The worst chapter is "Putting the Problem in Perspective," in which McWilliams discusses all the uses to which "we" should be putting the estimated $50 billion a year we spend enforcing laws against consensual crimes. Among the problems he'd like to address are the usual panoply of bogus environmental ills (overpopulation, ozone holes, global warming, landfill overflow); weird Oprah Winfrey bugaboos like 400,000 children abducted a year, many for the purposes of rape, murder, and torture; the rampant spread of heterosexual AIDS; and so on. The two most interesting "facts" that McWilliams uncritically parrots in this book are that secondhand cigarette smoke is "far more cancerous than even primary cigarette smoke" and that "each time the space shuttle goes up, .25 percent of the ozone layer is destroyed."
This credulousness, together with the book's lack of footnotes, will lead the alert and unsympathetic reader to question the many unsourced figures that McWilliams offers in his attempt to estimate the practical costs of the war on consensual crimes. This is a shame, because hidden among all the bad one-liners and biblical exegesis is a solid and comprehensive book on the injustice and impracticality of laws against consensual crime. McWilliams's heart is definitely in the right place.

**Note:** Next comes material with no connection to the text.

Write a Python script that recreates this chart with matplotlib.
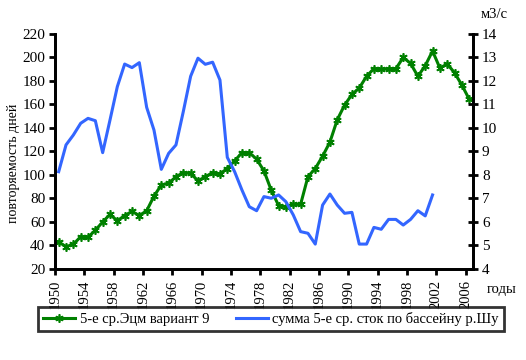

Any reader will feel the passion that drives him as he calls for a halt to the injustice of imprisoning, stealing from, and destroying the lives of hundreds of thousands of individuals who have caused no harm to anyone but themselves.
All the good arguments against the criminalization of consensual acts are here, somewhere: how these crusades prop up and empower organized crime; eat away at our constitutional rights to property and freedom from search and seizure; come nowhere close to achieving their aims; corrupt legitimate law enforcement; promote irresponsibility; and in general are merely sops to ignorance, fear, hatred, and envy. No other book out there pulls together all these arguments in the depth and detail that McWilliams offers.
But there is no principle behind his evidence, history, and arguments powerful enough to dissuade those who simply feel that indulging in consensual crimes is wrong. And Christianity, which he wastes so much space tilting at, is not the sole source of this feeling.
The one principle that might be powerful enough to overcome such opposition—a commitment to government that is limited to protecting our rights to liberty and property from abuse by others—is explicitly rejected by McWilliams. "I'm not going to argue the pros and cons of private ownership, free enterprise, capitalism, and the free market system," he writes. "What is indisputably true is that this is the economic system we have." Since we allegedly have this system, and since laws against consensual acts generally involve violations of property rights and free markets, we should reject such laws.
Unfortunately, we don't have this system yet; it still needs to be defended, persuasively, to the mass audience that has made McWilliams's self-help books best sellers. Maybe that could be his next 800-page tome. With Ain't Nobody's Business, McWilliams proves he has in him a snappy and informative 200-to-300-page book on the fiscal, moral, and constitutional horrors of laws against consensual crime. Too bad he wrote this one instead.
Brian Doherty is the assistant editor of Regulation magazine.